**WRITTEN PROBLEM**
Give every line of the data again, unchanged, but with no pictures.

**COLLECTED MATERIAL**
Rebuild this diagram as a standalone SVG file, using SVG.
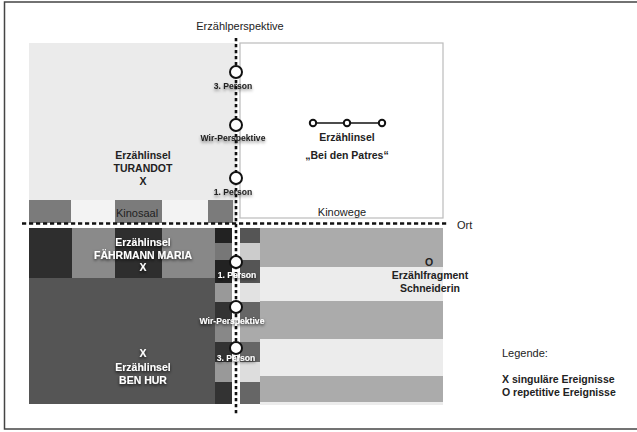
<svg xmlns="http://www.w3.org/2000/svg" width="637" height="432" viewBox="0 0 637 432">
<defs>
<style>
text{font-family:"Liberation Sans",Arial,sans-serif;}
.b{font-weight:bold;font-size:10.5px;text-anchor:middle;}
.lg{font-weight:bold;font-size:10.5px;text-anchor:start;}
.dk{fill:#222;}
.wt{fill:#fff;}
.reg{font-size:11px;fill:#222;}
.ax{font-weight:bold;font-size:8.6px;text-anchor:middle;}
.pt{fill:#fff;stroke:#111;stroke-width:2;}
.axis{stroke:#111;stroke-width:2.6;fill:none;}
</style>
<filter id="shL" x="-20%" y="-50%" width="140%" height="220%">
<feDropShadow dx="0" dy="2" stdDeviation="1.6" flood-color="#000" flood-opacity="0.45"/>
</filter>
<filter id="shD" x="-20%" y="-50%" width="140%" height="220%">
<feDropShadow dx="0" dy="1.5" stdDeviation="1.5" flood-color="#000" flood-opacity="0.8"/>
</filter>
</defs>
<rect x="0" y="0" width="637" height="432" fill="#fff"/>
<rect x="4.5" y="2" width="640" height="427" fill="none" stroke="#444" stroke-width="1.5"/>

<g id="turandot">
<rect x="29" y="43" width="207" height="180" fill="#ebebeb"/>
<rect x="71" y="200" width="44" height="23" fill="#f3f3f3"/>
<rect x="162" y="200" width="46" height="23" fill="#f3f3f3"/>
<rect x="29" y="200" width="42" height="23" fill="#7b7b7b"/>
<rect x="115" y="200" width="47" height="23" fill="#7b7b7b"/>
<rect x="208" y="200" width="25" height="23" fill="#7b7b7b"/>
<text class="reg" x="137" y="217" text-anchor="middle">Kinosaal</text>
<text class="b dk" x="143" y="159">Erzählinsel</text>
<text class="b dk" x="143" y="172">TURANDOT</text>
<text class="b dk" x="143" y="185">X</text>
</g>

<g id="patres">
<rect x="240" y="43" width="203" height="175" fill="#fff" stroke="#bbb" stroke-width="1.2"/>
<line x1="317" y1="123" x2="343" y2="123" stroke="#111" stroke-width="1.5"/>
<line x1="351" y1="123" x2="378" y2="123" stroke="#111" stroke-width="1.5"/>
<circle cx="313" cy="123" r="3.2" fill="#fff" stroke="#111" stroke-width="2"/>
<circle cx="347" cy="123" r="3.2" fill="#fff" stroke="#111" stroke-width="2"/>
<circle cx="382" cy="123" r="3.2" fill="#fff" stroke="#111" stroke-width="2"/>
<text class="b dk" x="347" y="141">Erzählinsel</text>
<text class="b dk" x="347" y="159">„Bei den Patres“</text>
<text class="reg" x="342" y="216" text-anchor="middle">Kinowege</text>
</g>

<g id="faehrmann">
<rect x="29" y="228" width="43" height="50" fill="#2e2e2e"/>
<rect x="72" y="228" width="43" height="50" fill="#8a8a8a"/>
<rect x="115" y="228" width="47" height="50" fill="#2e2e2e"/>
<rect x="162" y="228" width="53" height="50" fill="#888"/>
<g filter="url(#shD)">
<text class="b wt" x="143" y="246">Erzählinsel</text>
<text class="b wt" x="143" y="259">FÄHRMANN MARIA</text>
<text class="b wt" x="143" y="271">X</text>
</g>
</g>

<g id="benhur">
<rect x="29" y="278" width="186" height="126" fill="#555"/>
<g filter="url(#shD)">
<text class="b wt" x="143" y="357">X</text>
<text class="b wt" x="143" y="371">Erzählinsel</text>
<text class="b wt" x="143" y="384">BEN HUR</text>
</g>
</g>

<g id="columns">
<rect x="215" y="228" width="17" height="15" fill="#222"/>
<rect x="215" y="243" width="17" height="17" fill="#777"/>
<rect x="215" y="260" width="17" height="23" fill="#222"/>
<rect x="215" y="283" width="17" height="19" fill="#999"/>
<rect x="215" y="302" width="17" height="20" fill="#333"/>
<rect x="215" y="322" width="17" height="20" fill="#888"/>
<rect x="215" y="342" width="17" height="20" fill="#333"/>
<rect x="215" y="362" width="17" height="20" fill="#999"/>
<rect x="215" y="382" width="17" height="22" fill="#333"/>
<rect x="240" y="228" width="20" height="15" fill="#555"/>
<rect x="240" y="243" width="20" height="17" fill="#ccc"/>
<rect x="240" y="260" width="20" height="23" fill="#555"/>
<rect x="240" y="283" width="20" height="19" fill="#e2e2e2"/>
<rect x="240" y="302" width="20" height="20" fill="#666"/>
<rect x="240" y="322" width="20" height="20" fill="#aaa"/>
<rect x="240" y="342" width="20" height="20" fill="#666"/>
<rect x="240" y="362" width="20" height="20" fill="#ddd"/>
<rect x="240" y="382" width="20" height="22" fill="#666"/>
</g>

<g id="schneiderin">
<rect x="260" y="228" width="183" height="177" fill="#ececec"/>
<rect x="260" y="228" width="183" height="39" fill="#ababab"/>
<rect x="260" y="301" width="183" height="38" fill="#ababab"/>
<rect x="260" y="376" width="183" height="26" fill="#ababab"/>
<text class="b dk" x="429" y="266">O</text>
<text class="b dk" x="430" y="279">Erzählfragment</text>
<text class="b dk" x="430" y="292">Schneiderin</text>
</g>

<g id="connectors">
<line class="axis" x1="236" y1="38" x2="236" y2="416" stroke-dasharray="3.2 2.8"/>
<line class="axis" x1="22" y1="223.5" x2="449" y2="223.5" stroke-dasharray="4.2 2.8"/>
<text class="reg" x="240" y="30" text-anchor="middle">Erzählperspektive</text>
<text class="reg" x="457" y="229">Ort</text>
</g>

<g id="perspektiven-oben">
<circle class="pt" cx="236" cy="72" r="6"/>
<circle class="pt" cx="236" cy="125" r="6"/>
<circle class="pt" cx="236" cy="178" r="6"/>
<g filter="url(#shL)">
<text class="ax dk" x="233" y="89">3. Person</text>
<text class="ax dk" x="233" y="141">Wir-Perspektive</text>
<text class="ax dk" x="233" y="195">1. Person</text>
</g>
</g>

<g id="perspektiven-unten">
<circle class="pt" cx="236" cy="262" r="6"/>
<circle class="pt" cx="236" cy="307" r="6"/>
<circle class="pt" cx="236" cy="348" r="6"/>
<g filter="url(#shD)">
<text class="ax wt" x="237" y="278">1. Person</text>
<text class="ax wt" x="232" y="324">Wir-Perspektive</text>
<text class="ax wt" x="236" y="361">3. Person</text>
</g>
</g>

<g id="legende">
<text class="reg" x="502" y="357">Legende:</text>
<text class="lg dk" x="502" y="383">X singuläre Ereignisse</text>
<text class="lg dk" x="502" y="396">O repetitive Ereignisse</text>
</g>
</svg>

**SOLUTION BELOW**
Rebuild this diagram as a standalone SVG file, using SVG.
<svg xmlns="http://www.w3.org/2000/svg" width="637" height="432" viewBox="0 0 637 432">
<defs>
<style>
text{font-family:"Liberation Sans",Arial,sans-serif;}
.b{font-weight:bold;font-size:10.5px;text-anchor:middle;}
.lg{font-weight:bold;font-size:10.5px;text-anchor:start;}
.dk{fill:#222;}
.wt{fill:#fff;}
.reg{font-size:11px;fill:#222;}
.ax{font-weight:bold;font-size:8.6px;text-anchor:middle;}
.pt{fill:#fff;stroke:#111;stroke-width:2;}
.axis{stroke:#111;stroke-width:2.6;fill:none;}
</style>
<filter id="shL" x="-20%" y="-50%" width="140%" height="220%">
<feDropShadow dx="0" dy="2" stdDeviation="1.6" flood-color="#000" flood-opacity="0.45"/>
</filter>
<filter id="shD" x="-20%" y="-50%" width="140%" height="220%">
<feDropShadow dx="0" dy="1.5" stdDeviation="1.5" flood-color="#000" flood-opacity="0.8"/>
</filter>
</defs>
<rect x="0" y="0" width="637" height="432" fill="#fff"/>
<rect x="4.5" y="2" width="640" height="427" fill="none" stroke="#444" stroke-width="1.5"/>

<g id="turandot">
<rect x="29" y="43" width="207" height="180" fill="#ebebeb"/>
<rect x="71" y="200" width="44" height="23" fill="#f3f3f3"/>
<rect x="162" y="200" width="46" height="23" fill="#f3f3f3"/>
<rect x="29" y="200" width="42" height="23" fill="#7b7b7b"/>
<rect x="115" y="200" width="47" height="23" fill="#7b7b7b"/>
<rect x="208" y="200" width="25" height="23" fill="#7b7b7b"/>
<text class="reg" x="137" y="217" text-anchor="middle">Kinosaal</text>
<text class="b dk" x="143" y="159">Erzählinsel</text>
<text class="b dk" x="143" y="172">TURANDOT</text>
<text class="b dk" x="143" y="185">X</text>
</g>

<g id="patres">
<rect x="240" y="43" width="203" height="175" fill="#fff" stroke="#bbb" stroke-width="1.2"/>
<line x1="317" y1="123" x2="343" y2="123" stroke="#111" stroke-width="1.5"/>
<line x1="351" y1="123" x2="378" y2="123" stroke="#111" stroke-width="1.5"/>
<circle cx="313" cy="123" r="3.2" fill="#fff" stroke="#111" stroke-width="2"/>
<circle cx="347" cy="123" r="3.2" fill="#fff" stroke="#111" stroke-width="2"/>
<circle cx="382" cy="123" r="3.2" fill="#fff" stroke="#111" stroke-width="2"/>
<text class="b dk" x="347" y="141">Erzählinsel</text>
<text class="b dk" x="347" y="159">„Bei den Patres“</text>
<text class="reg" x="342" y="216" text-anchor="middle">Kinowege</text>
</g>

<g id="faehrmann">
<rect x="29" y="228" width="43" height="50" fill="#2e2e2e"/>
<rect x="72" y="228" width="43" height="50" fill="#8a8a8a"/>
<rect x="115" y="228" width="47" height="50" fill="#2e2e2e"/>
<rect x="162" y="228" width="53" height="50" fill="#888"/>
<g filter="url(#shD)">
<text class="b wt" x="143" y="246">Erzählinsel</text>
<text class="b wt" x="143" y="259">FÄHRMANN MARIA</text>
<text class="b wt" x="143" y="271">X</text>
</g>
</g>

<g id="benhur">
<rect x="29" y="278" width="186" height="126" fill="#555"/>
<g filter="url(#shD)">
<text class="b wt" x="143" y="357">X</text>
<text class="b wt" x="143" y="371">Erzählinsel</text>
<text class="b wt" x="143" y="384">BEN HUR</text>
</g>
</g>

<g id="columns">
<rect x="215" y="228" width="17" height="15" fill="#222"/>
<rect x="215" y="243" width="17" height="17" fill="#777"/>
<rect x="215" y="260" width="17" height="23" fill="#222"/>
<rect x="215" y="283" width="17" height="19" fill="#999"/>
<rect x="215" y="302" width="17" height="20" fill="#333"/>
<rect x="215" y="322" width="17" height="20" fill="#888"/>
<rect x="215" y="342" width="17" height="20" fill="#333"/>
<rect x="215" y="362" width="17" height="20" fill="#999"/>
<rect x="215" y="382" width="17" height="22" fill="#333"/>
<rect x="240" y="228" width="20" height="15" fill="#555"/>
<rect x="240" y="243" width="20" height="17" fill="#ccc"/>
<rect x="240" y="260" width="20" height="23" fill="#555"/>
<rect x="240" y="283" width="20" height="19" fill="#e2e2e2"/>
<rect x="240" y="302" width="20" height="20" fill="#666"/>
<rect x="240" y="322" width="20" height="20" fill="#aaa"/>
<rect x="240" y="342" width="20" height="20" fill="#666"/>
<rect x="240" y="362" width="20" height="20" fill="#ddd"/>
<rect x="240" y="382" width="20" height="22" fill="#666"/>
</g>

<g id="schneiderin">
<rect x="260" y="228" width="183" height="177" fill="#ececec"/>
<rect x="260" y="228" width="183" height="39" fill="#ababab"/>
<rect x="260" y="301" width="183" height="38" fill="#ababab"/>
<rect x="260" y="376" width="183" height="26" fill="#ababab"/>
<text class="b dk" x="429" y="266">O</text>
<text class="b dk" x="430" y="279">Erzählfragment</text>
<text class="b dk" x="430" y="292">Schneiderin</text>
</g>

<g id="connectors">
<line class="axis" x1="236" y1="38" x2="236" y2="416" stroke-dasharray="3.2 2.8"/>
<line class="axis" x1="22" y1="223.5" x2="449" y2="223.5" stroke-dasharray="4.2 2.8"/>
<text class="reg" x="240" y="30" text-anchor="middle">Erzählperspektive</text>
<text class="reg" x="457" y="229">Ort</text>
</g>

<g id="perspektiven-oben">
<circle class="pt" cx="236" cy="72" r="6"/>
<circle class="pt" cx="236" cy="125" r="6"/>
<circle class="pt" cx="236" cy="178" r="6"/>
<g filter="url(#shL)">
<text class="ax dk" x="233" y="89">3. Person</text>
<text class="ax dk" x="233" y="141">Wir-Perspektive</text>
<text class="ax dk" x="233" y="195">1. Person</text>
</g>
</g>

<g id="perspektiven-unten">
<circle class="pt" cx="236" cy="262" r="6"/>
<circle class="pt" cx="236" cy="307" r="6"/>
<circle class="pt" cx="236" cy="348" r="6"/>
<g filter="url(#shD)">
<text class="ax wt" x="237" y="278">1. Person</text>
<text class="ax wt" x="232" y="324">Wir-Perspektive</text>
<text class="ax wt" x="236" y="361">3. Person</text>
</g>
</g>

<g id="legende">
<text class="reg" x="502" y="357">Legende:</text>
<text class="lg dk" x="502" y="383">X singuläre Ereignisse</text>
<text class="lg dk" x="502" y="396">O repetitive Ereignisse</text>
</g>
</svg>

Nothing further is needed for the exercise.